The TPP was set up to ease trade between the US and smaller Pacific Rim countries, like Brunei, Chile, Malaysia, Peru, Singapore, and Vietnam, as well as larger developed countries like Australia, Japan, and New Zealand, and existing NAFTA countries like the US, Canada, and Mexico. The TPP would have eliminated tariff protections for dairy, beef, and poultry producers in the US, Japan, and Canada, boosting agricultural exports from those countries. Altogether, the TPP would have eliminated approximately 18,000 tariffs placed on US exports to other countries, amounting to hundreds of billions in new economic activity for both the US and its trade partners.
However, where the TPP fell short was in the ease of financial institutions to exploit the agreement, by which a multilateral trade deal would have made it easier for banks to skirt financial regulations imposed by certain jurisdictions. The TPP’s additional protections on patents and copyrights would have made it more difficult for cheaper, generic alternatives to prescription drugs to enter the market, needlessly raising the cost of drugs across the board. And the TPP was blasted by environmental and labor activists for being written in favor of international commerce, meaning corporations would have reaped the enormous benefits of easier international trade, as it would outweigh penalties for violating environmental and labor laws.
A new version of the TPP, geared not toward mere commerce but toward international solidarity in the face of the dual threats of both authoritarianism and climate change, could similarly create an alliance between the west and smaller Asian countries that would show a capable alternative to the traditionally authoritarian Asian powers of China, India, and Russia. As the National Resources Defense Council wrote in 2019, the US could make a few shrewd moves aimed at helping emerging economies develop their own green energy infrastructure, modernize their grids, and design new, cutting-edge green energy tools like solar panels, wind turbines, battery storage, energy-efficient appliances, and electric vehicles.

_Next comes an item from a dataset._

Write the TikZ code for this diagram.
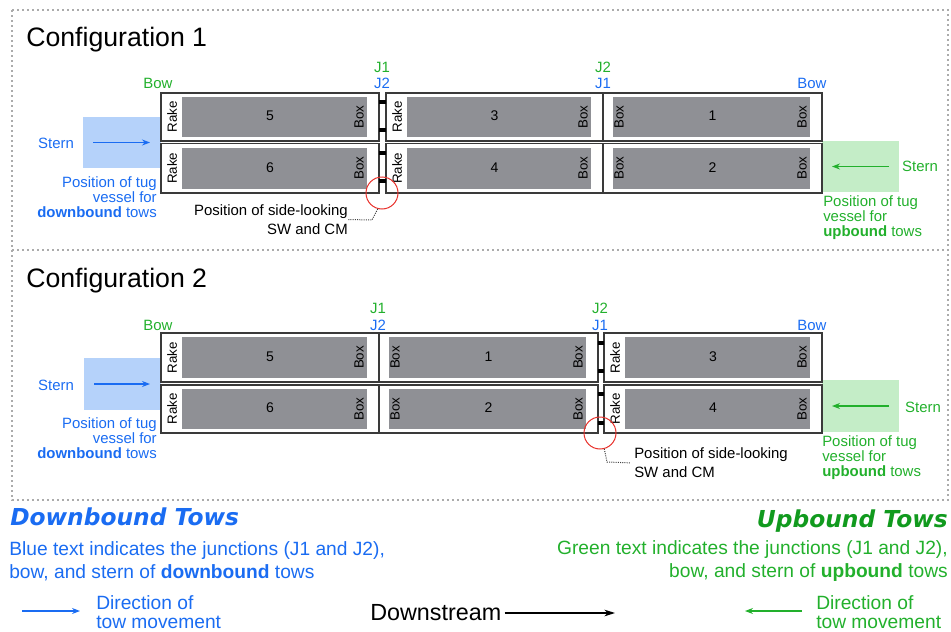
\documentclass[tikz,border=0pt]{standalone}
\usepackage{fontspec}
\setmainfont{Liberation Sans}
\newfontfamily\legendhead{DejaVu Sans}
\usetikzlibrary{arrows.meta,calc}

\definecolor{dnblue}{HTML}{1A6CF2}
\definecolor{upgreen}{HTML}{22B02C}
\definecolor{upgreendark}{HTML}{119A1E}
\definecolor{dnfill}{HTML}{B5D2FA}
\definecolor{upfill}{HTML}{C4EDC7}
\definecolor{holdgrey}{HTML}{8F9095}
\definecolor{framegrey}{HTML}{ABABAB}
\definecolor{hullline}{HTML}{3A3A3A}
\definecolor{sensorred}{HTML}{E8302A}

\tikzset{
  frame/.style={draw=framegrey, line width=1.7pt, dash pattern=on 1.6pt off 2.15pt},
  hull/.style={draw=hullline, line width=0.8pt, fill=white, inner sep=0pt, outer sep=0pt, anchor=north west},
  dnzone/.style={fill=dnfill, inner sep=0pt, outer sep=0pt, anchor=north west},
  upzone/.style={fill=upfill, inner sep=0pt, outer sep=0pt, anchor=north west},
  hold/.style={fill=holdgrey},
  endtag/.style={rotate=90, inner sep=0pt, font=\fontsize{10}{12}\selectfont},
  numtag/.style={inner sep=0pt, font=\fontsize{10.5}{12}\selectfont},
  coupling/.style={fill=black},
  sensor/.style={circle, draw=sensorred, line width=0.75pt, minimum size=24pt, inner sep=0pt},
  leader/.style={draw=black!75, line width=0.75pt, dash pattern=on 0.75pt off 0.9pt},
  tag/.style={inner sep=0pt, font=\fontsize{11.2}{11.25}\selectfont},
  note/.style={inner sep=0pt, font=\fontsize{11.2}{14.25}\selectfont},
  title/.style={inner sep=0pt, anchor=base west, font=\fontsize{20}{24}\selectfont},
  head/.style={inner sep=0pt, font=\legendhead\bfseries\itshape\fontsize{17.5}{21}\selectfont},
  legend/.style={inner sep=0pt, font=\fontsize{14.4}{17.25}\selectfont},
  dirtext/.style={inner sep=0pt, align=left, anchor=west, font=\fontsize{14.4}{14.4}\selectfont},
  big/.style={inner sep=0pt, font=\fontsize{17.5}{21}\selectfont},
  tow/.style={-{Stealth[length=6pt,width=4.5pt]}, line width=0.8pt},
  flow/.style={-{Stealth[length=8pt,width=5pt]}, line width=0.8pt, black},
}

% a rectangle node from its top-left and bottom-right corners (in px units)
\newcommand\rectnode[6]{%
  \node[#1, minimum width={(#5-#3)*0.75pt}, minimum height={(#6-#4)*0.75pt}] (#2) at (#3,#4) {};}
% left end of a barge with a raked bow
\newcommand\rakeend[1]{%
  \fill[hold] ($(#1.north west)+(21,4)$) rectangle ($(#1.south east)+(-12,-4)$);
  \node[endtag] at ($(#1.west)+(11,0)$) {Rake};}
% left end of a barge with a box end
\newcommand\boxend[1]{%
  \fill[hold] ($(#1.north west)+(10,4)$) rectangle ($(#1.south east)+(-12,-4)$);
  \node[endtag] at ($(#1.west)+(16,0)$) {Box};}
% right box end and barge number
\newcommand\bargetail[2]{%
  \node[endtag] at ($(#1.east)+(-20,0)$) {Box};
  \node[numtag] at ($(#1.center)+(0,-1)$) {#2};}

\begin{document}
\begin{tikzpicture}[x=0.75pt, y=-0.75pt]
\useasboundingbox (0,0) rectangle (951,632);

% dotted panel frame
\draw[frame] (12,10) rectangle (948,500);
\draw[frame] (12,250) -- (948,250);

% ---------------- Configuration 1 ----------------
\node[title] (cfg1) at (26,46) {Configuration 1};

\rectnode{dnzone}{dz1}{83}{117}{161}{168}
\rectnode{upzone}{uz1}{822}{141}{899}{192}
\draw[tow, color=dnblue] ($(dz1.west)+(10,0)$) -- ($(dz1.east)+(-11,0)$);
\draw[tow, color=upgreen] ($(uz1.east)+(-10,0)$) -- ($(uz1.west)+(10,0)$);
\node[tag, text=dnblue] (st1) at (56,143) {Stern};
\node[tag, text=upgreen] (st2) at (920,166) {Stern};
\node[tag, text=dnblue, align=right, anchor=east] (tg1) at (157,197)
  {Position of tug\\vessel for\\\textbf{downbound} tows};
\node[tag, text=upgreen, align=left, anchor=west] (tg2) at (823,218)
  {Position of tug\\vessel for\\\textbf{upbound} tows};

\rectnode{hull}{ca5}{161}{93}{379}{141}
\rectnode{hull}{ca6}{161}{143.5}{379}{193}
\rectnode{hull}{ca3}{386}{93}{603}{141}
\rectnode{hull}{ca4}{386}{143.5}{603}{193}
\rectnode{hull}{ca1}{603}{93}{822}{141}
\rectnode{hull}{ca2}{603}{143.5}{822}{193}
\rakeend{ca5}\bargetail{ca5}{5}
\rakeend{ca6}\bargetail{ca6}{6}
\rakeend{ca3}\bargetail{ca3}{3}
\rakeend{ca4}\bargetail{ca4}{4}
\boxend{ca1}\bargetail{ca1}{1}
\boxend{ca2}\bargetail{ca2}{2}
\foreach \cy in {102,130,153,181}
  \fill[coupling] (379,{\cy-1.7}) rectangle (386,{\cy+1.7});

\node[tag, text=upgreen] (bw1) at (158,83) {Bow};
\node[tag, text=dnblue] (bw2) at (812,83) {Bow};
\node[tag, text=upgreen] (ja1) at (382,67.5) {J1};
\node[tag, text=dnblue] (ja2) at (382,83) {J2};
\node[tag, text=upgreen] (jb1) at (603,67.5) {J2};
\node[tag, text=dnblue] (jb2) at (603,83) {J1};

\node[sensor] (s1) at (382,193) {};
\node[note, align=right, anchor=east] (n1) at (348,219.5)
  {Position of side-looking\\SW and CM};
\coordinate (k1) at (372,220);
\draw[leader] (s1.255) -- (k1) -- (n1.east);

% ---------------- Configuration 2 ----------------
\node[title] (cfg2) at (26,287) {Configuration 2};

\rectnode{dnzone}{dz2}{84}{358}{161}{410}
\rectnode{upzone}{uz2}{822}{380}{899}{432}
\draw[tow, color=dnblue] ($(dz2.west)+(10,0)$) -- ($(dz2.east)+(-11,0)$);
\draw[tow, color=upgreen] ($(uz2.east)+(-10,0)$) -- ($(uz2.west)+(10,0)$);
\node[tag, text=dnblue] (st3) at (56,385) {Stern};
\node[tag, text=upgreen] (st4) at (923,407) {Stern};
\node[tag, text=dnblue, align=right, anchor=east] (tg3) at (157,438)
  {Position of tug\\vessel for\\\textbf{downbound} tows};
\node[tag, text=upgreen, align=left, anchor=west] (tg4) at (822,458)
  {Position of tug\\vessel for\\\textbf{upbound} tows};

\rectnode{hull}{cb5}{161}{333}{379}{382}
\rectnode{hull}{cb6}{161}{385}{379}{433}
\rectnode{hull}{cb1}{379}{333}{598}{382}
\rectnode{hull}{cb2}{379}{385}{598}{433}
\rectnode{hull}{cb3}{604}{333}{822}{382}
\rectnode{hull}{cb4}{604}{385}{822}{433}
\rakeend{cb5}\bargetail{cb5}{5}
\rakeend{cb6}\bargetail{cb6}{6}
\boxend{cb1}\bargetail{cb1}{1}
\boxend{cb2}\bargetail{cb2}{2}
\rakeend{cb3}\bargetail{cb3}{3}
\rakeend{cb4}\bargetail{cb4}{4}
\foreach \cy in {343,371,394,423}
  \fill[coupling] (598,{\cy-1.7}) rectangle (604,{\cy+1.7});

\node[tag, text=upgreen] (bw3) at (158,325) {Bow};
\node[tag, text=dnblue] (bw4) at (812,325) {Bow};
\node[tag, text=upgreen] (jc1) at (378,308) {J1};
\node[tag, text=dnblue] (jc2) at (378,325) {J2};
\node[tag, text=upgreen] (jd1) at (600,308) {J2};
\node[tag, text=dnblue] (jd2) at (600,325) {J1};

\node[sensor] (s2) at (600,433) {};
\node[note, align=left, anchor=west] (n2) at (634,463)
  {Position of side-looking\\SW and CM};
\coordinate (k2) at (607,462);
\draw[leader, shorten >=3pt] (s2.285) -- (k2) -- (n2.west);

% ---------------- Legend ----------------
\node[head, text=dnblue, anchor=base west] (dnhead) at (10,525) {Downbound Tows};
\node[head, text=upgreendark, anchor=base east] (uphead) at (948,527) {Upbound Tows};
\node[legend, text=dnblue, align=left, anchor=west] (dntext) at (9,561)
  {Blue text indicates the junctions (J1 and J2),\\bow, and stern of \textbf{downbound} tows};
\node[legend, text=upgreen, align=right, anchor=east] (uptext) at (948,561)
  {Green text indicates the junctions (J1 and J2),\\bow, and stern of \textbf{upbound} tows};

\coordinate (dnA) at (22,611);
\coordinate (dnB) at (80,611);
\draw[tow, color=dnblue] (dnA) -- (dnB);
\node[dirtext, text=dnblue] (dndir) at (96,612) {Direction of\\tow movement};

\node[big, anchor=west] (ds) at (370,613) {Downstream};
\coordinate (dsEnd) at (615,613);
\draw[flow] ($(ds.east)+(3,0)$) -- (dsEnd);

\coordinate (upA) at (802,611);
\coordinate (upB) at (745,611);
\draw[tow, color=upgreen] (upA) -- (upB);
\node[dirtext, text=upgreen] (updir) at (816,612) {Direction of\\tow movement};
\end{tikzpicture}
\end{document}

In the process, this could help both the US and its trade partners bolster their local economies.
A byproduct of this partnership would be democracies succeeding in both economic output and climate mitigation, proving that a country can succeed without buying into the brand of authoritarianism preferred by China and Russia. Ultimately, this level of collective action will be necessary not just to stop regional atrocities like those happening in the Ukraine war, but global atrocities like the threat climate change poses to the survival of biodiversity and the human species. An authoritarian approach to such a threat can never work – democracies have to lead.